Here it gets confusing. But first, I understand that CHAR_BIT could be 
64, where hex literals get long enough that they could do with 
separators. But spaces now are significant in marking the early end of a 
64-bit value.

What I have in mind is that somebody might write 0x"12 34 56 78" to 
designate 4 8-bit values totalling 32 bits, and wants the spaces for 
readability. Compiled for a machine with 16-bit characters, it will now 
represent (in little-endian) the 64-bit value 0x0078005600340012 instead 
of 0x78563412.

I assume the hex string can only be used to initialise a char[] array? 
(The feature I presented elsewhere, 'data-strings', could be used to 
initialise any array type, just like #embed IIUC.)


> 
> This could be made more flexible by allowing various backslash
> escapes, but I'm not inclined to complicate it too much.
> 
> Note that the value of a (proposed) hex string literal is not a
> string unless it happens to end in zero.  I still use the term
> "string literal" because it's closely tied to existing string
> literal syntax, and existing string literals don't necessarily
> represent strings anyway ("embedded\0null\0characters").
> 
> Binary string literals 0b"11001001" might also be worth
> considering (that's of type `const unsigned char[1]`).

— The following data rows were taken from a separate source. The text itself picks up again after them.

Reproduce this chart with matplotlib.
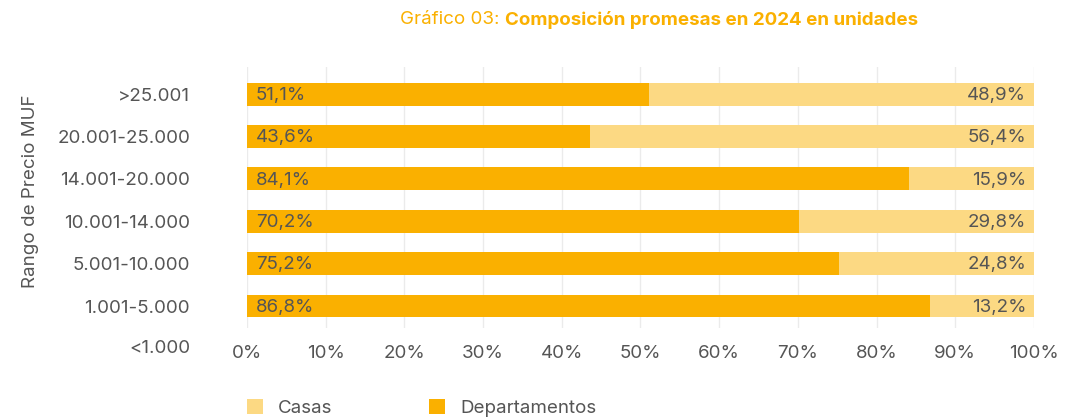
import matplotlib.pyplot as plt
import numpy as np

plt.rcParams['font.family'] = ['Inter', 'DejaVu Sans']

categorias = ['1.001-5.000', '5.001-10.000', '10.001-14.000', '14.001-20.000', '20.001-25.000', '>25.001']
departamentos = [86.8, 75.2, 70.2, 84.1, 43.6, 51.1]
casas = [13.2, 24.8, 29.8, 15.9, 56.4, 48.9]
sin_datos = '<1.000'

c_dep = '#FAB000'
c_cas = '#FCD983'
gris = '#555555'
fs = 13.5

fig = plt.figure(figsize=(10.81, 4.19), dpi=100)
ax = fig.add_axes([0.2285, 0.217, 0.728, 0.623])

y = np.arange(1, len(categorias) + 1)
ax.barh(y, departamentos, height=0.54, color=c_dep, label='Departamentos', zorder=2)
ax.barh(y, casas, left=departamentos, height=0.54, color=c_cas, label='Casas', zorder=2)

for yi, d, c in zip(y, departamentos, casas):
    ax.text(1.1, yi - 0.03, f'{d:.1f}%'.replace('.', ','), va='center', ha='left', fontsize=fs, color=gris, zorder=3)
    ax.text(99.0, yi - 0.03, f'{c:.1f}%'.replace('.', ','), va='center', ha='right', fontsize=fs, color=gris, zorder=3)

ax.set_xlim(0, 100)
ax.set_ylim(0.48, 6.64)
ax.set_xticks(np.arange(0, 101, 10))
ax.set_xticklabels([f'{v}%' for v in range(0, 101, 10)])
ax.set_yticks(y)
ax.set_yticklabels(categorias)
ax.tick_params(axis='x', length=0, pad=12, labelsize=fs, labelcolor=gris)
ax.tick_params(axis='y', length=0, pad=41, labelsize=fs, labelcolor=gris)
# categoria sin barra, queda a la altura de las etiquetas del eje x
ax.text(-57 / 787 * 100, 0, sin_datos, ha='right', va='center', fontsize=fs, color=gris,
        transform=ax.transData, clip_on=False)
ax.grid(axis='x', color='#EBEBEB', linewidth=1, zorder=0)
ax.set_axisbelow(True)
for s in ax.spines.values():
    s.set_visible(False)

fig.text(0.028, 0.544, 'Rango de Precio MUF', rotation=90, ha='center', va='center', fontsize=fs, color=gris)

fig.text(0.467, 0.953, 'Gráfico 03: ', ha='right', va='center', fontsize=13.5, color=c_dep)
fig.text(0.467, 0.953, 'Composición promesas en 2024 en unidades', ha='left', va='center',
         fontsize=13.5, color=c_dep, fontweight='bold')

h, l = ax.get_legend_handles_labels()
fig.legend(h[::-1], l[::-1], loc='lower left', bbox_to_anchor=(0.213, -0.035), ncol=2, frameon=False,
           fontsize=fs, labelcolor=gris, handlelength=0.85, handleheight=0.85, handletextpad=0.8,
           columnspacing=5.15)

fig.savefig('out.png', dpi=100)
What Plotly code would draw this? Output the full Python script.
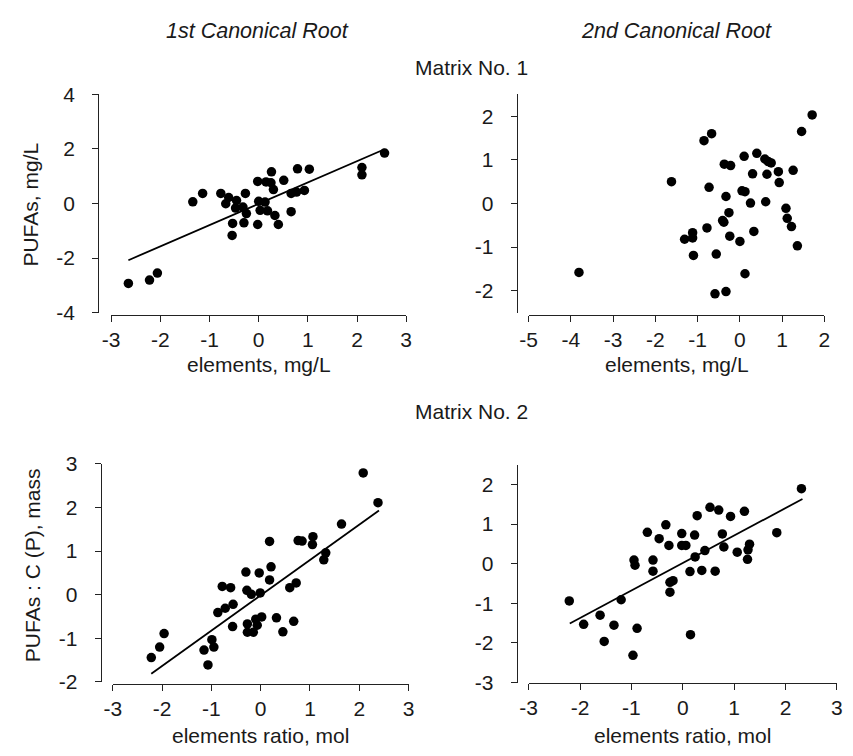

You mean, values that can only be one byte long? I don't get it. How 
many use-cases are there for char-arrays that are only a byte long?

Assuming that [1] was a typo for [], then I still have trouble finding 
uses for this.

Perhaps initialise a char[][] table representing a one-bit-per-pixel 
image? Bit-order becomes critical here.

Here, C already has 64-bit binary literals, using those might be a 
better idea, since a char[][] is the wrong type anyway, unless you can 
have bool[][] which is guaranteed to use 1-bit bools.

>  Octal
> string literals 0"012 345 670" *might* be worth considering.

AFAIK nobody uses octal anymore.


> What I'm trying to design here is a more straightforward way to
> represent raw (unsigned char[]) data in C code, largely but not
> exclusively for use by #embed.

Sorry, I thought this was an alternative to #embed, for smaller amounts 
of data directly written in source code.